The amended complaint alleged that there were two post-closing payments due upon the achievement of designated milestones (the “Milestone Payments”). The Milestone Payments were based on certain provisions in the merger agreement that called for various actions to be completed, and if they were completed, then substantial additional payments would be due to the seller. Exhibits to the merger agreement provided the details and deadlines regarding the Milestone Payments. The first Milestone Payment required a construction of a plant and the completion of the production of certain products. The second Milestone Payment required the construction of a separate plant and the production of certain products at a specific price by a specific deadline.

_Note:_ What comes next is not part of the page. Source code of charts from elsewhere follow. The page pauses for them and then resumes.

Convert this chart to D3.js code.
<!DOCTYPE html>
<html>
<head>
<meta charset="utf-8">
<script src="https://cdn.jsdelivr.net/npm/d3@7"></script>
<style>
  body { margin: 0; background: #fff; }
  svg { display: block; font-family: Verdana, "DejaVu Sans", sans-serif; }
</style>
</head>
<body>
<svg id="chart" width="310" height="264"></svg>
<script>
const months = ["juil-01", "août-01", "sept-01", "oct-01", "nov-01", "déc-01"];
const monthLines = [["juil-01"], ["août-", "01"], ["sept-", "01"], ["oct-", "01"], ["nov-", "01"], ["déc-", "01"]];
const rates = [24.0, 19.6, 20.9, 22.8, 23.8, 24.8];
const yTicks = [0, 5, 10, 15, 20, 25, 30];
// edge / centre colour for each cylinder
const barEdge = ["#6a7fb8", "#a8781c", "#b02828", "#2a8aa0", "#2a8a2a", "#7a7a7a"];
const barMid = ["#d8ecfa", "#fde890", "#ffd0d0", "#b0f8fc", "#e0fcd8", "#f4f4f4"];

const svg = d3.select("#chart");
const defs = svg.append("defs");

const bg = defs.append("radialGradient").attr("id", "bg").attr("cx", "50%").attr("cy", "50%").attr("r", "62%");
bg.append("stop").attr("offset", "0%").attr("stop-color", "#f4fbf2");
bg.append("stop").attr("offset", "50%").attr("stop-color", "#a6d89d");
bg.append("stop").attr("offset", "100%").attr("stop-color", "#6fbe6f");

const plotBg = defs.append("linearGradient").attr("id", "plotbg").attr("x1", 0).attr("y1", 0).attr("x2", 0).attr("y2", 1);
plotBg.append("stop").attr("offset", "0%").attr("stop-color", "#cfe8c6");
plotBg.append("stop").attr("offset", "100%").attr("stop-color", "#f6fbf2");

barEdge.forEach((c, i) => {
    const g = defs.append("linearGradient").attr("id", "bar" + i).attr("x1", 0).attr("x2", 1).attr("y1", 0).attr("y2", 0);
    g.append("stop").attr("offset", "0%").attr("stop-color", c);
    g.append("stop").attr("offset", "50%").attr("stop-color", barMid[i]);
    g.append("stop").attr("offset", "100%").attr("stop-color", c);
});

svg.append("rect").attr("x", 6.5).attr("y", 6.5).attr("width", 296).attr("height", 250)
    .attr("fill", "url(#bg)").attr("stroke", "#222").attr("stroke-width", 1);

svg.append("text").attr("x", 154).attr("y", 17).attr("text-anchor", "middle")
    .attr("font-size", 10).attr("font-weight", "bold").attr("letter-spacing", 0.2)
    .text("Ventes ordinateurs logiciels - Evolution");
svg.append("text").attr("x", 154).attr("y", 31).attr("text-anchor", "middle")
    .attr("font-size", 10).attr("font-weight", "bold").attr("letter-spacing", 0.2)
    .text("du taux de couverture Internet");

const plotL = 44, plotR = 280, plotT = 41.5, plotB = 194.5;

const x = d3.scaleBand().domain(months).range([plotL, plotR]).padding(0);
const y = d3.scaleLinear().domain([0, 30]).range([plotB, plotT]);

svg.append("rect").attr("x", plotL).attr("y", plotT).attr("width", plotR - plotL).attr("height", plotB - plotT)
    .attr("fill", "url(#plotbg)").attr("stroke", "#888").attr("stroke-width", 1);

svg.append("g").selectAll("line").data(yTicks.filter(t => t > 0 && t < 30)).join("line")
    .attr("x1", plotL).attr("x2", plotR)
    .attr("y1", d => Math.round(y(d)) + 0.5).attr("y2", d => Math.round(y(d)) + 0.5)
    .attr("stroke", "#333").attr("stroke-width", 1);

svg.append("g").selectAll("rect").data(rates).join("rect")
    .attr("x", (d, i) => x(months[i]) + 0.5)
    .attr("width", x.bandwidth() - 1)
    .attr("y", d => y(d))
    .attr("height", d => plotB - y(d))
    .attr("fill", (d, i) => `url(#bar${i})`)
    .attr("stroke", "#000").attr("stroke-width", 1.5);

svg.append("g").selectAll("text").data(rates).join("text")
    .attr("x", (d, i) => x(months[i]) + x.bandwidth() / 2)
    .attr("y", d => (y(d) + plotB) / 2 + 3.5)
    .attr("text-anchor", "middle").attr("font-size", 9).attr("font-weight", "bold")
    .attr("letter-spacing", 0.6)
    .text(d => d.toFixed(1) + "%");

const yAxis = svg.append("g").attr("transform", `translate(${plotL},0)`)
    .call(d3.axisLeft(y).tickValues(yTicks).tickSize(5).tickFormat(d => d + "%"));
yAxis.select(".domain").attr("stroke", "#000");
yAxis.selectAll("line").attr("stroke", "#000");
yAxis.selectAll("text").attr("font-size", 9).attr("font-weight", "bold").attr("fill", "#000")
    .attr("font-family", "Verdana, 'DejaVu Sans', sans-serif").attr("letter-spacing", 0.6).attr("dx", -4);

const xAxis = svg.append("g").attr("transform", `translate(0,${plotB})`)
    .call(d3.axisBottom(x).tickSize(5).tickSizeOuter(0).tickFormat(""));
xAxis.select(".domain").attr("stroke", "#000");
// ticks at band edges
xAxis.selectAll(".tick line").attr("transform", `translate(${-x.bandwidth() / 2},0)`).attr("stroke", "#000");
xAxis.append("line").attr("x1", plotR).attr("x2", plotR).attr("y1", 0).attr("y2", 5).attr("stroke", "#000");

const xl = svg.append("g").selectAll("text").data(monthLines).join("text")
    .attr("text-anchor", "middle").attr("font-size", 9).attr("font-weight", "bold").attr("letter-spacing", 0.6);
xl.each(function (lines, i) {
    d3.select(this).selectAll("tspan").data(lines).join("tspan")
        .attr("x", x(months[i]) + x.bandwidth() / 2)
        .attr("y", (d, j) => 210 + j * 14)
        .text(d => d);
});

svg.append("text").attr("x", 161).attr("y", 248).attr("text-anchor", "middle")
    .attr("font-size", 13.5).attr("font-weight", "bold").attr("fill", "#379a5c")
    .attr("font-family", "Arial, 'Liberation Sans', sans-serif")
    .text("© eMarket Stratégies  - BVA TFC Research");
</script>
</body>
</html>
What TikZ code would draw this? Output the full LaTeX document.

The claim for breach of contract alleged that the buyer did not comply with the business plan that was a part of the Merger Agreement and that the actions required to be taken in order for the Milestone Payments to be due, were not performed.
The usefulness of this decision is primarily based on the court’s analysis of the standard under Rule 12(b)(6) for a motion to dismiss, as opposed to its analysis of specific terms of the merger agreement that might be replicated in other merger agreements with earn-out provisions such that the court’s analysis of merger terms would be applicable in other cases.
Rather, the court explained that in a motion to dismiss, the movant can only prevail if its proffered interpretation of the merger agreement is the only reasonably interpretation. In this case, however, the interpretations of the merger agreement by each of the parties were both reasonable, and therefore, as a procedural matter the court found that granting the motion to dismiss was inappropriate.
The court explained in detail why the interpretation of each of the parties was reasonable because of an ambiguity in the provisions of the agreements on which the motion to dismiss was based. Because the court determined that additional discovery is needed and a fuller record would need to be examined at trial in order to determine the intent of the parties in connection with the terms in the merger agreement that were disputed, a determination prior to trial about whether or not there was a breach of the agreement regarding the Milestone Payments was premature.